**Problem description**
Pull out every line in the data that has the string "draw" in it.

** begin **

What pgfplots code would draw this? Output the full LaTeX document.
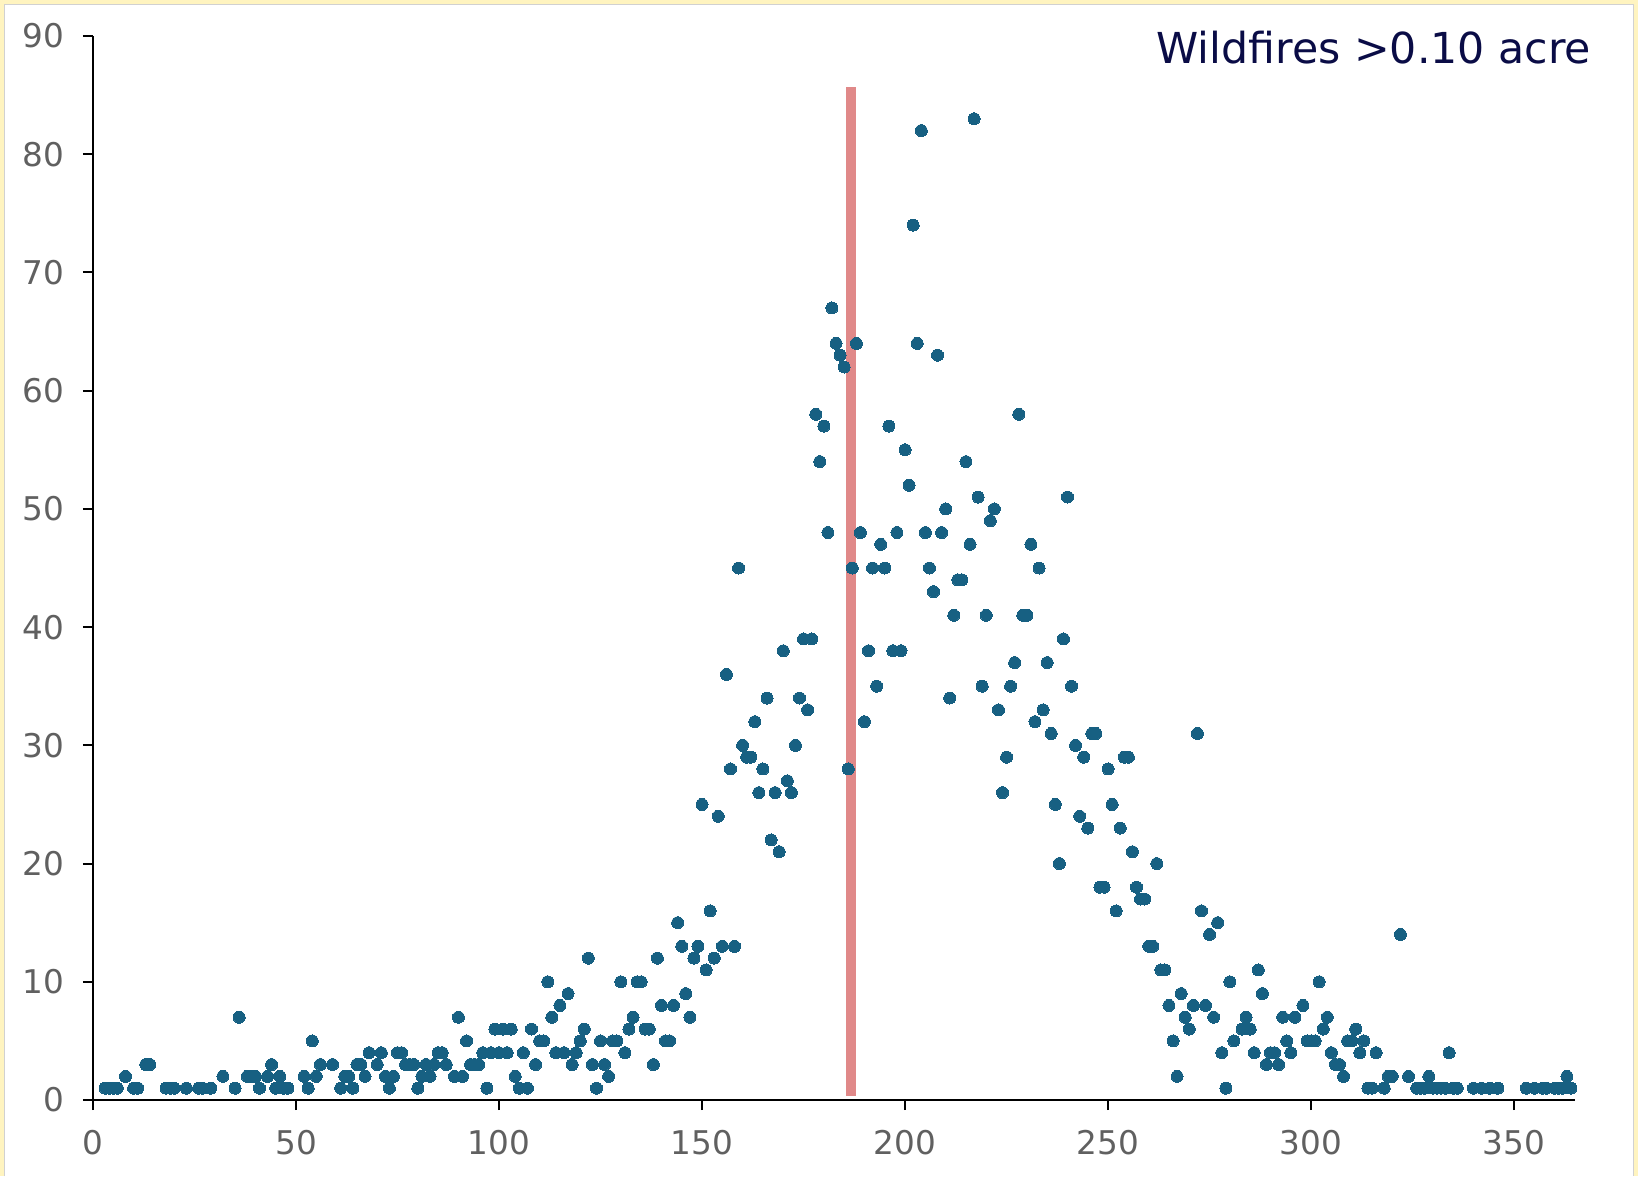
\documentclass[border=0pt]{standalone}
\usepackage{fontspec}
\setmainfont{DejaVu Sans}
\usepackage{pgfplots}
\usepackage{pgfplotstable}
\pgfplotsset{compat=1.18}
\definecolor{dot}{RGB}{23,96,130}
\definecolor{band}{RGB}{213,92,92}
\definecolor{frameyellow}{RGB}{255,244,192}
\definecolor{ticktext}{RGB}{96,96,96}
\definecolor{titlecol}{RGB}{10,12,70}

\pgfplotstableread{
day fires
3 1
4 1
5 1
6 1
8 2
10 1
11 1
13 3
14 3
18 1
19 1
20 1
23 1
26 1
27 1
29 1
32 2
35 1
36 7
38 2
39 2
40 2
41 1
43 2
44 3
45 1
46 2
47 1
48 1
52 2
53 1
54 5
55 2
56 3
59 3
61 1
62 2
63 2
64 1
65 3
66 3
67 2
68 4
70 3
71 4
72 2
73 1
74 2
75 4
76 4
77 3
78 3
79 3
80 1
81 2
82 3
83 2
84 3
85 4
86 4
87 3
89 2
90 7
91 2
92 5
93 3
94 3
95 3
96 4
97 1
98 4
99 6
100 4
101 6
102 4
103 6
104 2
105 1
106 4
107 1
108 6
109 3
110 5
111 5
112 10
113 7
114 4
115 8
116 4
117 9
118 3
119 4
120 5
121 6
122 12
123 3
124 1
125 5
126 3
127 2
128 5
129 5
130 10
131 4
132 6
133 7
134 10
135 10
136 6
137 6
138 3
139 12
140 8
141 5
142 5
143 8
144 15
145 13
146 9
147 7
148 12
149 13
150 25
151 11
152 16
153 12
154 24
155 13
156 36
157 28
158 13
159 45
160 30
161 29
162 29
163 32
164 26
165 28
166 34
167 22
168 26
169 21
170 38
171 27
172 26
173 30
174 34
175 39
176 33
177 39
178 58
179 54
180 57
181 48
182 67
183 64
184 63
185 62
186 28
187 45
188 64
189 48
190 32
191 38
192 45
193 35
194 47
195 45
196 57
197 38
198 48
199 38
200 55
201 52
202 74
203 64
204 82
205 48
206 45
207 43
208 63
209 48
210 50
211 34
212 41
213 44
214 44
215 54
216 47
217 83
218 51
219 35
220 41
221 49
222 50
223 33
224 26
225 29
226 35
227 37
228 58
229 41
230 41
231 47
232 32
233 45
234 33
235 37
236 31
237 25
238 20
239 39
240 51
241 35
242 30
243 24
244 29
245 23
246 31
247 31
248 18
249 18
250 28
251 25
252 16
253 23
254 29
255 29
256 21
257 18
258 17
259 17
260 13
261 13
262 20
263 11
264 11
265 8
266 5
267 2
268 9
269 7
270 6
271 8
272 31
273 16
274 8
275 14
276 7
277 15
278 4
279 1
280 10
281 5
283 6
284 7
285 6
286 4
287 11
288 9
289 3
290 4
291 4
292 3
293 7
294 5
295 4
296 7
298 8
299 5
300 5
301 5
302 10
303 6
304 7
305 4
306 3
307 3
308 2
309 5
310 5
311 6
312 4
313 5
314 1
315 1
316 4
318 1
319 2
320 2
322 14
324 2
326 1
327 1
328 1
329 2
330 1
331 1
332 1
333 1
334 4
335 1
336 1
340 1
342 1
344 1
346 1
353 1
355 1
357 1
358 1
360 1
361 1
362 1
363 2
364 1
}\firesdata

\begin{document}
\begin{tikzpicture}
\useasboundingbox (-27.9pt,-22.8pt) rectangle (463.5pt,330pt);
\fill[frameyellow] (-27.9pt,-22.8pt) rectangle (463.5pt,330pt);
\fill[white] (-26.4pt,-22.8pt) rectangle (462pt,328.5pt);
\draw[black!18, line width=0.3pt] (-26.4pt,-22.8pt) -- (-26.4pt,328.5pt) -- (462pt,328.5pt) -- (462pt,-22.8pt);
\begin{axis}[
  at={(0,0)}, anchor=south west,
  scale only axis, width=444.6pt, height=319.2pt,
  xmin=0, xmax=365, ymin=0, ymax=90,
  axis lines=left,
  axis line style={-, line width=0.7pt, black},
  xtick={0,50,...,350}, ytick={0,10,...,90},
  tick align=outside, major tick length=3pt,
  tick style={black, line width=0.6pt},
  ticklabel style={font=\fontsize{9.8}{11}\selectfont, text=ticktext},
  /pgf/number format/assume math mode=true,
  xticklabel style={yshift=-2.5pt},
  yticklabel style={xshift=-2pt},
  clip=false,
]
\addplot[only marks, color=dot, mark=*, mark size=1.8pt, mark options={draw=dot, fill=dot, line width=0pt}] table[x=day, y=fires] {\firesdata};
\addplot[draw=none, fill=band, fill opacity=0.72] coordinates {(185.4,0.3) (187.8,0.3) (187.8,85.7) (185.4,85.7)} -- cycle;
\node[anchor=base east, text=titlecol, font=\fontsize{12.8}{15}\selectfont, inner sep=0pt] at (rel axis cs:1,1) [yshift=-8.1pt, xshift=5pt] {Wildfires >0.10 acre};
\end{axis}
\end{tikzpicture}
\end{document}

** end **

**Output of the exercise**
What pgfplots code would draw this? Output the full LaTeX document.
\draw[black!18, line width=0.3pt] (-26.4pt,-22.8pt) -- (-26.4pt,328.5pt) -- (462pt,328.5pt) -- (462pt,-22.8pt);
\addplot[only marks, color=dot, mark=*, mark size=1.8pt, mark options={draw=dot, fill=dot, line width=0pt}] table[x=day, y=fires] {\firesdata};
\addplot[draw=none, fill=band, fill opacity=0.72] coordinates {(185.4,0.3) (187.8,0.3) (187.8,85.7) (185.4,85.7)} -- cycle;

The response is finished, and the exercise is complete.